Clark collectors and fans from across the country as well as Europe are expected, said Dan Torchia, a local Clark scholar who will detail Clark’s youth in Raytown and Bonner Springs and the spectacular success that he enjoyed not long after he left the area.
While Clark can be seen in many vintage videos from the Byrds’ earliest days — banging a tambourine and singing with Byrds co-founders Roger McGuinn and David Crosby — he soon left the band to pursue a solo career. Many of the Byrds hits that he wrote or co-wrote, such as “Eight Miles High” or “I’ll Feel a Whole Lot Better,” are considered rock standards, but Clark never experienced the commercial success that other individual singer/songwriters of his time enjoyed.

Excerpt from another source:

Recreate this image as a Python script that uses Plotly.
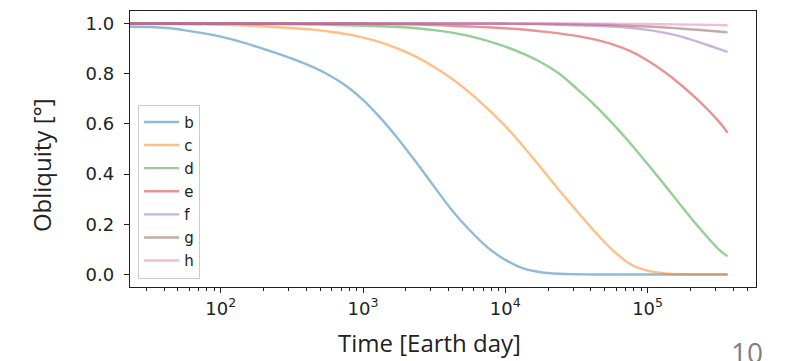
import plotly.graph_objects as go

# Time grid (Earth days); the first point lies left of the visible range
time_days = [10, 31.6, 42.2, 56.2, 75.0, 100, 133, 178, 237, 316, 422, 562, 750,
             1000, 1334, 1778, 2371, 3162, 4217, 5623, 7499, 10000, 13335, 17783,
             23714, 31623, 42170, 56234, 74989, 100000, 133352, 177828, 237137,
             316228, 365000]

planet_names = ["b", "c", "d", "e", "f", "g", "h"]

obl_b = [0.987, 0.986, 0.982, 0.973, 0.962, 0.948, 0.930, 0.908, 0.885, 0.860,
         0.832, 0.798, 0.754, 0.696, 0.622, 0.538, 0.446, 0.350, 0.256, 0.176,
         0.108, 0.058, 0.024, 0.009, 0.003, 0.001, 0.0, 0.0, 0.0, 0.0,
         0.0, 0.0, 0.0, 0.0, 0.0]
obl_c = [0.999, 0.998, 0.998, 0.997, 0.996, 0.995, 0.993, 0.990, 0.986, 0.982,
         0.977, 0.969, 0.959, 0.944, 0.925, 0.899, 0.867, 0.827, 0.780, 0.725,
         0.661, 0.591, 0.511, 0.425, 0.338, 0.255, 0.173, 0.099, 0.043, 0.015,
         0.004, 0.001, 0.0, 0.0, 0.0]
obl_d = [1.0, 1.0, 1.0, 1.0, 0.999, 0.999, 0.999, 0.998, 0.998, 0.997,
         0.996, 0.995, 0.993, 0.991, 0.989, 0.986, 0.981, 0.974, 0.964, 0.950,
         0.931, 0.908, 0.880, 0.846, 0.802, 0.742, 0.677, 0.604, 0.525, 0.440,
         0.353, 0.264, 0.178, 0.100, 0.072]
obl_e = [1.0, 1.0, 1.0, 1.0, 1.0, 1.0, 1.0, 1.0, 1.0, 1.0,
         0.999, 0.999, 0.999, 0.999, 0.998, 0.997, 0.996, 0.994, 0.991, 0.988,
         0.985, 0.981, 0.976, 0.969, 0.961, 0.951, 0.937, 0.918, 0.891, 0.853,
         0.805, 0.748, 0.684, 0.610, 0.565]
obl_f = [1.0, 1.0, 1.0, 1.0, 1.0, 1.0, 1.0, 1.0, 1.0, 1.0,
         1.0, 1.0, 1.0, 1.0, 1.0, 1.0, 1.0, 1.0, 0.999, 0.999,
         0.999, 0.999, 0.998, 0.997, 0.995, 0.993, 0.991, 0.988, 0.983, 0.975,
         0.963, 0.946, 0.923, 0.899, 0.887]
obl_g = [1.0, 1.0, 1.0, 1.0, 1.0, 1.0, 1.0, 1.0, 1.0, 1.0,
         1.0, 1.0, 1.0, 1.0, 1.0, 1.0, 1.0, 1.0, 1.0, 1.0,
         1.0, 1.0, 0.999, 0.999, 0.998, 0.997, 0.996, 0.994, 0.991, 0.988,
         0.984, 0.979, 0.974, 0.968, 0.965]
obl_h = [1.0, 1.0, 1.0, 1.0, 1.0, 1.0, 1.0, 1.0, 1.0, 1.0,
         1.0, 1.0, 1.0, 1.0, 1.0, 1.0, 1.0, 1.0, 1.0, 1.0,
         1.0, 1.0, 1.0, 1.0, 1.0, 1.0, 0.999, 0.999, 0.998, 0.998,
         0.997, 0.996, 0.995, 0.994, 0.993]

series = [obl_b, obl_c, obl_d, obl_e, obl_f, obl_g, obl_h]

x_tick_vals = [100, 1000, 10000, 100000]
x_tick_text = ["10<sup>2</sup>", "10<sup>3</sup>", "10<sup>4</sup>", "10<sup>5</sup>"]
y_tick_vals = [0.0, 0.2, 0.4, 0.6, 0.8, 1.0]

colors = ["rgba(31,119,180,0.5)", "rgba(255,127,14,0.5)", "rgba(44,160,44,0.5)",
          "rgba(214,39,40,0.5)", "rgba(148,103,189,0.5)", "rgba(140,86,75,0.5)",
          "rgba(227,119,194,0.5)"]

fig = go.Figure()
for name, vals, col in zip(planet_names, series, colors):
    fig.add_trace(go.Scatter(
        x=time_days, y=vals, mode="lines", name=name, legendgroup=name,
        line=dict(color=col, width=2.4, shape="spline", smoothing=0.9),
    ))

tick_font = dict(family="DejaVu Sans", size=18, color="#222")
fig.update_layout(
    width=790, height=361,
    margin=dict(l=130, r=34, t=11, b=74),
    paper_bgcolor="white", plot_bgcolor="white",
    showlegend=True,
    legend=dict(
        x=0.013, y=0.03, xanchor="left", yanchor="bottom",
        bgcolor="rgba(255,255,255,0.8)", bordercolor="#cccccc", borderwidth=1,
        font=dict(family="DejaVu Sans", size=15, color="#222"),
        tracegroupgap=0.6, itemwidth=35,
    ),
    annotations=[
        dict(text="Time [Earth day]", xref="paper", yref="paper", x=0.479, y=-0.2,
             xanchor="center", yanchor="middle", showarrow=False,
             font=dict(family="Open Sans", size=24, color="#222")),
        dict(text="Obliquity [°]", xref="paper", yref="paper", x=-0.142, y=0.442,
             xanchor="center", yanchor="middle", showarrow=False, textangle=-90,
             font=dict(family="Open Sans", size=24, color="#222")),
        dict(text="10", xref="paper", yref="paper", x=1.0, y=-0.16,
             xanchor="left", yanchor="top", xshift=-27, showarrow=False,
             font=dict(family="Open Sans", size=28, color="#7f7f7f")),
    ],
)
fig.update_xaxes(
    type="log", range=[1.362, 5.762],
    tickvals=x_tick_vals, ticktext=x_tick_text,
    ticks="outside", ticklen=5, tickwidth=1, tickcolor="#222",
    minor=dict(ticks="outside", ticklen=3, tickwidth=1, tickcolor="#222", dtick="D1", showgrid=False),
    showline=True, linecolor="#222", linewidth=1.3, mirror=True,
    showgrid=False, zeroline=False, tickfont=tick_font,
)
fig.update_yaxes(
    range=[-0.05, 1.05], tickvals=y_tick_vals, tickformat=".1f",
    ticks="outside", ticklen=5, tickwidth=1, tickcolor="#222",
    showline=True, linecolor="#222", linewidth=1.3, mirror=True,
    showgrid=False, zeroline=False, tickfont=tick_font, ticklabelstandoff=6,
)

fig.write_html("out.html")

That’s despite the fact that some of his solo albums — especially “No Other,” released in 1974 — since have been declared some of the best records of the 1970s. Robert Plant and Alison Krauss included two Clark songs — “Polly” and “Through the Morning, Through the Night,” on their 2007 album, “Raising Sand.”
Although Clark died at age 46 of a heart attack in 1991, about four months after being inducted into the Rock and Roll Hall of Fame as a member of the Byrds, he still commands the interest of a network of devotees who respond to his songs as well as his personal story.
“Certainly there is a little bit of a tragic element to it,” Torchia said. “He died young and somewhat obscure. But to fans of the Byrds as well as to many musicians, it’s all about how his work has endured through the years.”
Next week’s gathering marks the second time Clark’s fans have convened formally in the Kansas City area. This time, as was true during the group’s Overland Park gathering three years ago, fans will be invited to listen to Clark recordings that never have been officially released but still circulate among collectors. Those attending these sessions will be asked to not bring any recording equipment.